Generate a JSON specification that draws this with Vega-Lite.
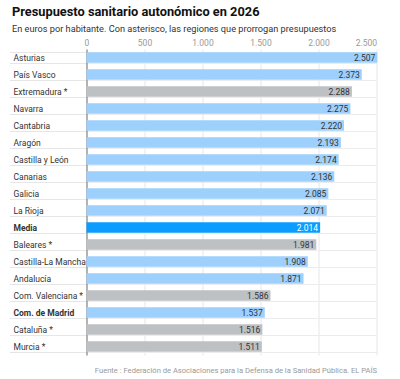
{
  "$schema": "https://vega.github.io/schema/vega-lite/v6.json",
  "autosize": {"type": "none"},
  "width": 290,
  "height": 306,
  "padding": {"left": 86.5, "top": 49, "right": 23.5, "bottom": 24},
  "background": "white",
  "title": {
    "text": "Presupuesto sanitario autonómico en 2026",
    "subtitle": "En euros por habitante. Con asterisco, las regiones que prorrogan presupuestos",
    "anchor": "start",
    "frame": "group",
    "dx": -74.5,
    "offset": 4,
    "font": "Roboto",
    "fontSize": 12.8,
    "fontWeight": "bold",
    "color": "#111",
    "subtitleFont": "Roboto",
    "subtitleFontSize": 9.2,
    "subtitleColor": "#333",
    "subtitlePadding": 6
  },
  "data": {
    "values": [
      {"region": "Asturias", "valor": 2507, "tipo": "normal"},
      {"region": "País Vasco", "valor": 2373, "tipo": "normal"},
      {"region": "Extremadura *", "valor": 2288, "tipo": "prorroga"},
      {"region": "Navarra", "valor": 2275, "tipo": "normal"},
      {"region": "Cantabria", "valor": 2220, "tipo": "normal"},
      {"region": "Aragón", "valor": 2193, "tipo": "normal"},
      {"region": "Castilla y León", "valor": 2174, "tipo": "normal"},
      {"region": "Canarias", "valor": 2136, "tipo": "normal"},
      {"region": "Galicia", "valor": 2085, "tipo": "normal"},
      {"region": "La Rioja", "valor": 2071, "tipo": "normal"},
      {"region": "Media", "valor": 2014, "tipo": "media"},
      {"region": "Baleares *", "valor": 1981, "tipo": "prorroga"},
      {"region": "Castilla-La Mancha", "valor": 1908, "tipo": "normal"},
      {"region": "Andalucía", "valor": 1871, "tipo": "normal"},
      {"region": "Com. Valenciana *", "valor": 1586, "tipo": "prorroga"},
      {"region": "Com. de Madrid", "valor": 1537, "tipo": "normal"},
      {"region": "Cataluña *", "valor": 1516, "tipo": "prorroga"},
      {"region": "Murcia *", "valor": 1511, "tipo": "prorroga"}
    ]
  },
  "encoding": {
    "y": {
      "field": "region",
      "type": "nominal",
      "sort": null,
      "scale": {"paddingInner": 0.38, "paddingOuter": 0.19},
      "axis": {
        "title": null,
        "orient": "left",
        "domain": true,
        "domainColor": "#888",
        "domainWidth": 1.2,
        "ticks": true,
        "tickBand": "extent",
        "tickSize": 77,
        "tickColor": "#e6e6e6",
        "tickWidth": 1,
        "grid": true,
        "gridColor": "#ececec",
        "labelAlign": "left",
        "labelPadding": -3.5,
        "labelFont": "Roboto",
        "labelFontSize": 8.5,
        "labelColor": "#333",
        "labelFontWeight": {
          "condition": {"test": "datum.value === 'Media' || datum.value === 'Com. de Madrid'", "value": "bold"},
          "value": "normal"
        }
      }
    }
  },
  "layer": [
    {
      "mark": {"type": "bar", "clip": false},
      "encoding": {
        "x": {
          "field": "valor",
          "type": "quantitative",
          "scale": {"domain": [0, 2500], "nice": false, "clamp": false},
          "axis": {
            "orient": "top",
            "title": null,
            "values": [0, 500, 1000, 1500, 2000, 2500],
            "format": ",d",
            "domain": false,
            "ticks": false,
            "grid": true,
            "gridColor": "#e6e6e6",
            "labelFont": "Roboto",
            "labelFontSize": 8.5,
            "labelColor": "#999",
            "labelPadding": 2,
            "labelAlign": {"condition": {"test": "datum.value >= 2500", "value": "right"}, "value": "center"}
          }
        },
        "color": {
          "field": "tipo",
          "type": "nominal",
          "scale": {"domain": ["normal", "prorroga", "media"], "range": ["#9dd0fd", "#bec1c4", "#0a9dff"]},
          "legend": null
        }
      }
    },
    {
      "mark": {"type": "text", "align": "right", "baseline": "middle", "dx": -2, "font": "Roboto", "fontSize": 8.5},
      "encoding": {
        "x": {
          "field": "valor",
          "type": "quantitative",
          "axis": {
            "orient": "bottom",
            "title": "Fuente : Federación de Asociaciones para la Defensa de la Sanidad Pública. EL PAÍS",
            "titleAnchor": "end",
            "titleFont": "Roboto",
            "titleFontSize": 7.6,
            "titleFontWeight": "normal",
            "titleColor": "#999",
            "titlePadding": 11,
            "labels": false,
            "ticks": false,
            "domain": false,
            "grid": false
          }
        },
        "text": {"field": "valor", "type": "quantitative", "format": ",d"},
        "color": {
          "condition": {"test": "datum.tipo === 'media'", "value": "white"},
          "value": "#333"
        }
      }
    }
  ],
  "resolve": {"axis": {"x": "independent"}},
  "config": {
    "view": {"stroke": null},
    "locale": {"number": {"decimal": ",", "thousands": ".", "grouping": [3], "currency": ["", " €"]}}
  }
}
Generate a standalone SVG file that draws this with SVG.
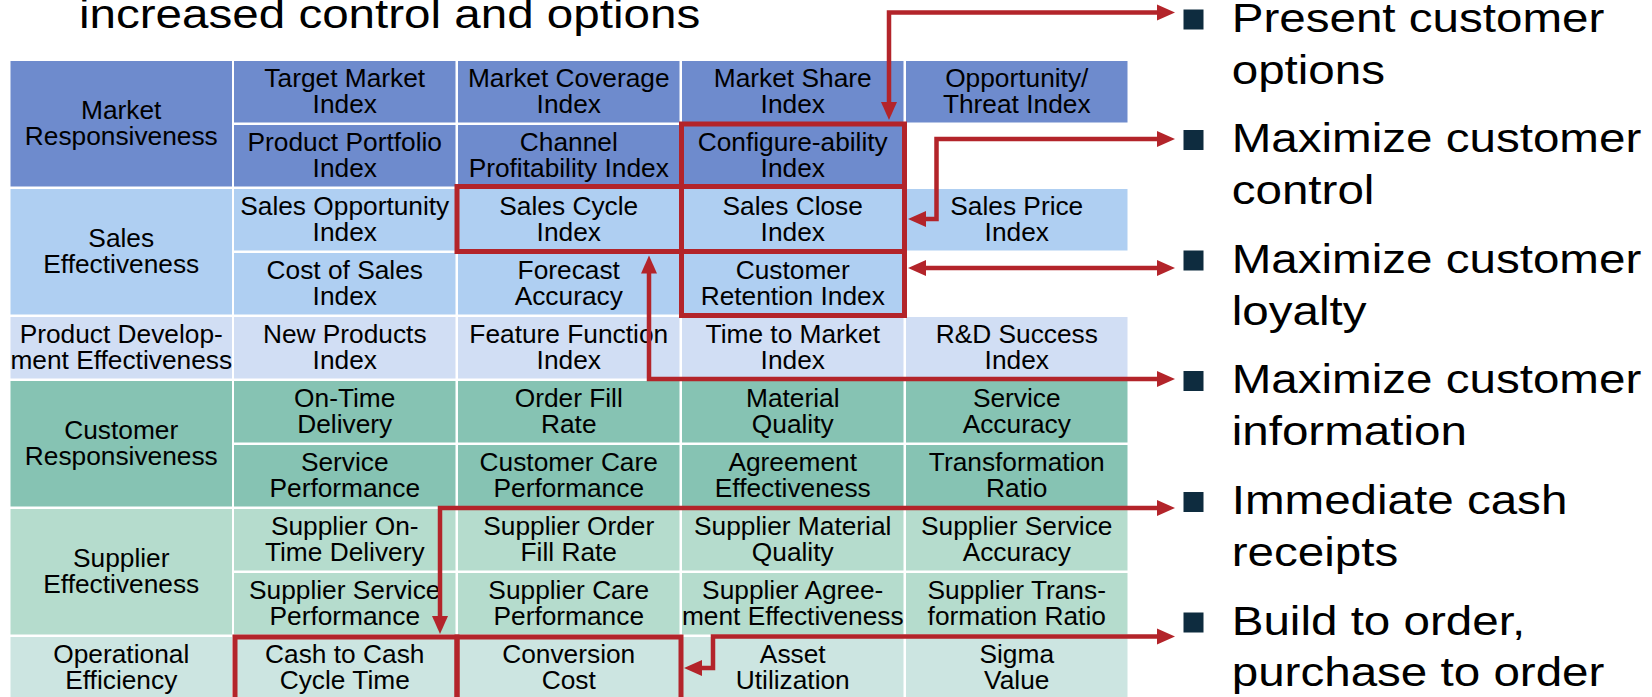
<svg xmlns="http://www.w3.org/2000/svg" width="1652" height="697" viewBox="0 0 1652 697">
<style>
.mr{fill:#6e8bcd}.se{fill:#afcff2}.pd{fill:#d1def4}.cr{fill:#86c3b3}.su{fill:#b5dccd}.oe{fill:#cce5e1}
.t{font-family:"Liberation Sans",Arial,sans-serif;font-size:26.3px;text-anchor:middle;fill:#000}
.big{font-family:"Liberation Sans",Arial,sans-serif;font-size:41px;fill:#000}
.box{fill:none;stroke:#b3242a;stroke-width:5}
.con{fill:none;stroke:#b3242a;stroke-width:4.5;marker-end:url(#ah)}
.dbl{marker-start:url(#ah)}
.bul{fill:#0e2c3f}
</style>
<defs>
<marker id="ah" markerUnits="userSpaceOnUse" markerWidth="20" markerHeight="20" viewBox="0 -10 20 20" refX="1" refY="0" orient="auto-start-reverse">
<path d="M0,-8 L18,0 L0,8 z" fill="#b3242a"/>
</marker>
</defs>
<rect width="1652" height="697" fill="#fff"/>

<text class="big" transform="translate(79 28.3) scale(1.16 1)">increased control and options</text>

<!-- Row 1-2 Market Responsiveness -->
<g id="cat-market"><rect class="mr" x="10.5" y="61" width="221.5" height="125.5"/><text class="t"><tspan x="121.25" y="118.5">Market</tspan><tspan x="121.25" y="144.5">Responsiveness</tspan></text></g>
<g id="target-market"><rect class="mr" x="234" y="61" width="221.5" height="61.5"/><text class="t"><tspan x="344.75" y="86.5">Target Market</tspan><tspan x="344.75" y="113">Index</tspan></text></g>
<g id="market-coverage"><rect class="mr" x="458" y="61" width="221.5" height="61.5"/><text class="t"><tspan x="568.75" y="86.5">Market Coverage</tspan><tspan x="568.75" y="113">Index</tspan></text></g>
<g id="market-share"><rect class="mr" x="682" y="61" width="221.5" height="61.5"/><text class="t"><tspan x="792.75" y="86.5">Market Share</tspan><tspan x="792.75" y="113">Index</tspan></text></g>
<g id="opportunity"><rect class="mr" x="906" y="61" width="221.5" height="61.5"/><text class="t"><tspan x="1016.75" y="86.5">Opportunity/</tspan><tspan x="1016.75" y="113">Threat Index</tspan></text></g>
<g id="product-portfolio"><rect class="mr" x="234" y="125" width="221.5" height="61.5"/><text class="t"><tspan x="344.75" y="150.5">Product Portfolio</tspan><tspan x="344.75" y="177">Index</tspan></text></g>
<g id="channel-profit"><rect class="mr" x="458" y="125" width="221.5" height="61.5"/><text class="t"><tspan x="568.75" y="150.5">Channel</tspan><tspan x="568.75" y="177">Profitability Index</tspan></text></g>
<g id="configure"><rect class="mr" x="682" y="125" width="221.5" height="61.5"/><text class="t"><tspan x="792.75" y="150.5">Configure-ability</tspan><tspan x="792.75" y="177">Index</tspan></text></g>

<!-- Sales Effectiveness -->
<g id="cat-sales"><rect class="se" x="10.5" y="189" width="221.5" height="125.5"/><text class="t"><tspan x="121.25" y="246.5">Sales</tspan><tspan x="121.25" y="272.5">Effectiveness</tspan></text></g>
<g id="sales-opp"><rect class="se" x="234" y="189" width="221.5" height="61.5"/><text class="t"><tspan x="344.75" y="214.5">Sales Opportunity</tspan><tspan x="344.75" y="241">Index</tspan></text></g>
<g id="sales-cycle"><rect class="se" x="458" y="189" width="221.5" height="61.5"/><text class="t"><tspan x="568.75" y="214.5">Sales Cycle</tspan><tspan x="568.75" y="241">Index</tspan></text></g>
<g id="sales-close"><rect class="se" x="682" y="189" width="221.5" height="61.5"/><text class="t"><tspan x="792.75" y="214.5">Sales Close</tspan><tspan x="792.75" y="241">Index</tspan></text></g>
<g id="sales-price"><rect class="se" x="906" y="189" width="221.5" height="61.5"/><text class="t"><tspan x="1016.75" y="214.5">Sales Price</tspan><tspan x="1016.75" y="241">Index</tspan></text></g>
<g id="cost-sales"><rect class="se" x="234" y="253" width="221.5" height="61.5"/><text class="t"><tspan x="344.75" y="278.5">Cost of Sales</tspan><tspan x="344.75" y="305">Index</tspan></text></g>
<g id="forecast"><rect class="se" x="458" y="253" width="221.5" height="61.5"/><text class="t"><tspan x="568.75" y="278.5">Forecast</tspan><tspan x="568.75" y="305">Accuracy</tspan></text></g>
<g id="retention"><rect class="se" x="682" y="253" width="221.5" height="61.5"/><text class="t"><tspan x="792.75" y="278.5">Customer</tspan><tspan x="792.75" y="305">Retention Index</tspan></text></g>

<!-- Product Development -->
<g id="cat-product"><rect class="pd" x="10.5" y="317" width="221.5" height="61.5"/><text class="t"><tspan x="121.25" y="342.5">Product Develop-</tspan><tspan x="121.25" y="369">ment Effectiveness</tspan></text></g>
<g id="new-products"><rect class="pd" x="234" y="317" width="221.5" height="61.5"/><text class="t"><tspan x="344.75" y="342.5">New Products</tspan><tspan x="344.75" y="369">Index</tspan></text></g>
<g id="feature-function"><rect class="pd" x="458" y="317" width="221.5" height="61.5"/><text class="t"><tspan x="568.75" y="342.5">Feature Function</tspan><tspan x="568.75" y="369">Index</tspan></text></g>
<g id="time-market"><rect class="pd" x="682" y="317" width="221.5" height="61.5"/><text class="t"><tspan x="792.75" y="342.5">Time to Market</tspan><tspan x="792.75" y="369">Index</tspan></text></g>
<g id="rd-success"><rect class="pd" x="906" y="317" width="221.5" height="61.5"/><text class="t"><tspan x="1016.75" y="342.5">R&amp;D Success</tspan><tspan x="1016.75" y="369">Index</tspan></text></g>

<!-- Customer Responsiveness -->
<g id="cat-customer"><rect class="cr" x="10.5" y="381" width="221.5" height="125.5"/><text class="t"><tspan x="121.25" y="438.5">Customer</tspan><tspan x="121.25" y="464.5">Responsiveness</tspan></text></g>
<g id="on-time"><rect class="cr" x="234" y="381" width="221.5" height="61.5"/><text class="t"><tspan x="344.75" y="406.5">On-Time</tspan><tspan x="344.75" y="433">Delivery</tspan></text></g>
<g id="order-fill"><rect class="cr" x="458" y="381" width="221.5" height="61.5"/><text class="t"><tspan x="568.75" y="406.5">Order Fill</tspan><tspan x="568.75" y="433">Rate</tspan></text></g>
<g id="material-quality"><rect class="cr" x="682" y="381" width="221.5" height="61.5"/><text class="t"><tspan x="792.75" y="406.5">Material</tspan><tspan x="792.75" y="433">Quality</tspan></text></g>
<g id="service-accuracy"><rect class="cr" x="906" y="381" width="221.5" height="61.5"/><text class="t"><tspan x="1016.75" y="406.5">Service</tspan><tspan x="1016.75" y="433">Accuracy</tspan></text></g>
<g id="service-perf"><rect class="cr" x="234" y="445" width="221.5" height="61.5"/><text class="t"><tspan x="344.75" y="470.5">Service</tspan><tspan x="344.75" y="497">Performance</tspan></text></g>
<g id="care-perf"><rect class="cr" x="458" y="445" width="221.5" height="61.5"/><text class="t"><tspan x="568.75" y="470.5">Customer Care</tspan><tspan x="568.75" y="497">Performance</tspan></text></g>
<g id="agreement"><rect class="cr" x="682" y="445" width="221.5" height="61.5"/><text class="t"><tspan x="792.75" y="470.5">Agreement</tspan><tspan x="792.75" y="497">Effectiveness</tspan></text></g>
<g id="transformation"><rect class="cr" x="906" y="445" width="221.5" height="61.5"/><text class="t"><tspan x="1016.75" y="470.5">Transformation</tspan><tspan x="1016.75" y="497">Ratio</tspan></text></g>

<!-- Supplier Effectiveness -->
<g id="cat-supplier"><rect class="su" x="10.5" y="509" width="221.5" height="125.5"/><text class="t"><tspan x="121.25" y="566.5">Supplier</tspan><tspan x="121.25" y="592.5">Effectiveness</tspan></text></g>
<g id="sup-on-time"><rect class="su" x="234" y="509" width="221.5" height="61.5"/><text class="t"><tspan x="344.75" y="534.5">Supplier On-</tspan><tspan x="344.75" y="561">Time Delivery</tspan></text></g>
<g id="sup-order-fill"><rect class="su" x="458" y="509" width="221.5" height="61.5"/><text class="t"><tspan x="568.75" y="534.5">Supplier Order</tspan><tspan x="568.75" y="561">Fill Rate</tspan></text></g>
<g id="sup-material"><rect class="su" x="682" y="509" width="221.5" height="61.5"/><text class="t"><tspan x="792.75" y="534.5">Supplier Material</tspan><tspan x="792.75" y="561">Quality</tspan></text></g>
<g id="sup-service-acc"><rect class="su" x="906" y="509" width="221.5" height="61.5"/><text class="t"><tspan x="1016.75" y="534.5">Supplier Service</tspan><tspan x="1016.75" y="561">Accuracy</tspan></text></g>
<g id="sup-service-perf"><rect class="su" x="234" y="573" width="221.5" height="61.5"/><text class="t"><tspan x="344.75" y="598.5">Supplier Service</tspan><tspan x="344.75" y="625">Performance</tspan></text></g>
<g id="sup-care"><rect class="su" x="458" y="573" width="221.5" height="61.5"/><text class="t"><tspan x="568.75" y="598.5">Supplier Care</tspan><tspan x="568.75" y="625">Performance</tspan></text></g>
<g id="sup-agree"><rect class="su" x="682" y="573" width="221.5" height="61.5"/><text class="t"><tspan x="792.75" y="598.5">Supplier Agree-</tspan><tspan x="792.75" y="625">ment Effectiveness</tspan></text></g>
<g id="sup-trans"><rect class="su" x="906" y="573" width="221.5" height="61.5"/><text class="t"><tspan x="1016.75" y="598.5">Supplier Trans-</tspan><tspan x="1016.75" y="625">formation Ratio</tspan></text></g>

<!-- Operational Efficiency -->
<g id="cat-operational"><rect class="oe" x="10.5" y="637" width="221.5" height="61.5"/><text class="t"><tspan x="121.25" y="662.5">Operational</tspan><tspan x="121.25" y="689">Efficiency</tspan></text></g>
<g id="cash-to-cash"><rect class="oe" x="234" y="637" width="221.5" height="61.5"/><text class="t"><tspan x="344.75" y="662.5">Cash to Cash</tspan><tspan x="344.75" y="689">Cycle Time</tspan></text></g>
<g id="conversion"><rect class="oe" x="458" y="637" width="221.5" height="61.5"/><text class="t"><tspan x="568.75" y="662.5">Conversion</tspan><tspan x="568.75" y="689">Cost</tspan></text></g>
<g id="asset"><rect class="oe" x="682" y="637" width="221.5" height="61.5"/><text class="t"><tspan x="792.75" y="662.5">Asset</tspan><tspan x="792.75" y="689">Utilization</tspan></text></g>
<g id="sigma"><rect class="oe" x="906" y="637" width="221.5" height="61.5"/><text class="t"><tspan x="1016.75" y="662.5">Sigma</tspan><tspan x="1016.75" y="689">Value</tspan></text></g>

<!-- highlight boxes -->
<g id="highlights">
<rect class="box" x="681.5" y="124" width="223" height="62.5"/>
<rect class="box" x="457" y="186.5" width="224.5" height="65"/>
<rect class="box" x="681.5" y="186.5" width="223" height="65"/>
<rect class="box" x="681.5" y="251.5" width="223" height="64"/>
<rect class="box" x="235" y="637" width="222" height="70"/>
<rect class="box" x="457" y="637" width="224" height="70"/>
</g>

<!-- bullets -->
<g id="bullet-options"><rect class="bul" x="1183.5" y="9.5" width="20" height="20"/><text class="big" transform="translate(1231.7 32) scale(1.16 1)"><tspan x="0" y="0">Present customer</tspan><tspan x="0" y="52">options</tspan></text></g>
<g id="bullet-control"><rect class="bul" x="1183.5" y="130" width="20" height="20"/><text class="big" transform="translate(1231.7 152.4) scale(1.16 1)"><tspan x="0" y="0">Maximize customer</tspan><tspan x="0" y="52">control</tspan></text></g>
<g id="bullet-loyalty"><rect class="bul" x="1183.5" y="250.5" width="20" height="20"/><text class="big" transform="translate(1231.7 272.8) scale(1.16 1)"><tspan x="0" y="0">Maximize customer</tspan><tspan x="0" y="52">loyalty</tspan></text></g>
<g id="bullet-information"><rect class="bul" x="1183.5" y="371" width="20" height="20"/><text class="big" transform="translate(1231.7 393.2) scale(1.16 1)"><tspan x="0" y="0">Maximize customer</tspan><tspan x="0" y="52">information</tspan></text></g>
<g id="bullet-cash"><rect class="bul" x="1183.5" y="492" width="20" height="20"/><text class="big" transform="translate(1231.7 514) scale(1.16 1)"><tspan x="0" y="0">Immediate cash</tspan><tspan x="0" y="52">receipts</tspan></text></g>
<g id="bullet-build"><rect class="bul" x="1183.5" y="612.5" width="20" height="20"/><text class="big" transform="translate(1231.7 634.5) scale(1.16 1)"><tspan x="0" y="0">Build to order,</tspan><tspan x="0" y="52">purchase to order</tspan></text></g>

<!-- connectors -->
<g id="connectors">
<path class="con dbl" d="M889,103 V12.5 H1158"/>
<path class="con dbl" d="M925,219 H936.5 V139 H1158"/>
<path class="con dbl" d="M925,268 H1158"/>
<path class="con dbl" d="M649,272.5 V379 H1158"/>
<path class="con dbl" d="M440,617 V508 H1158"/>
<path class="con dbl" d="M701,668 H713 V636.5 H1158"/>
</g>
</svg>
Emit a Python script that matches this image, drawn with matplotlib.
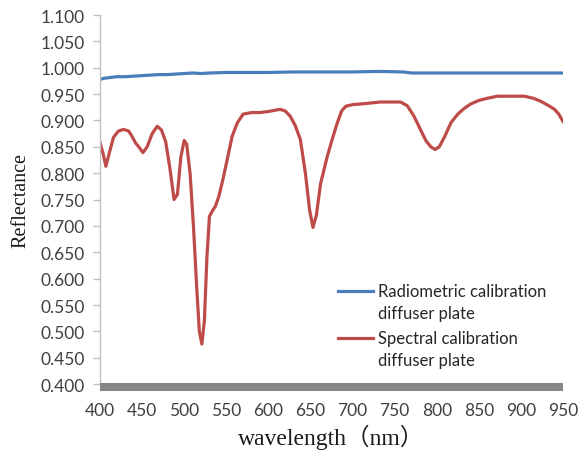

• _PROMPT_
Show every line above in which the word "that" occurs.

• _THE REPLY_
Generate a JSON specification that draws this with Vega-Lite.
Generate a standalone SVG file that draws this with SVG.
Emit a Python script that matches this image, drawn with matplotlib.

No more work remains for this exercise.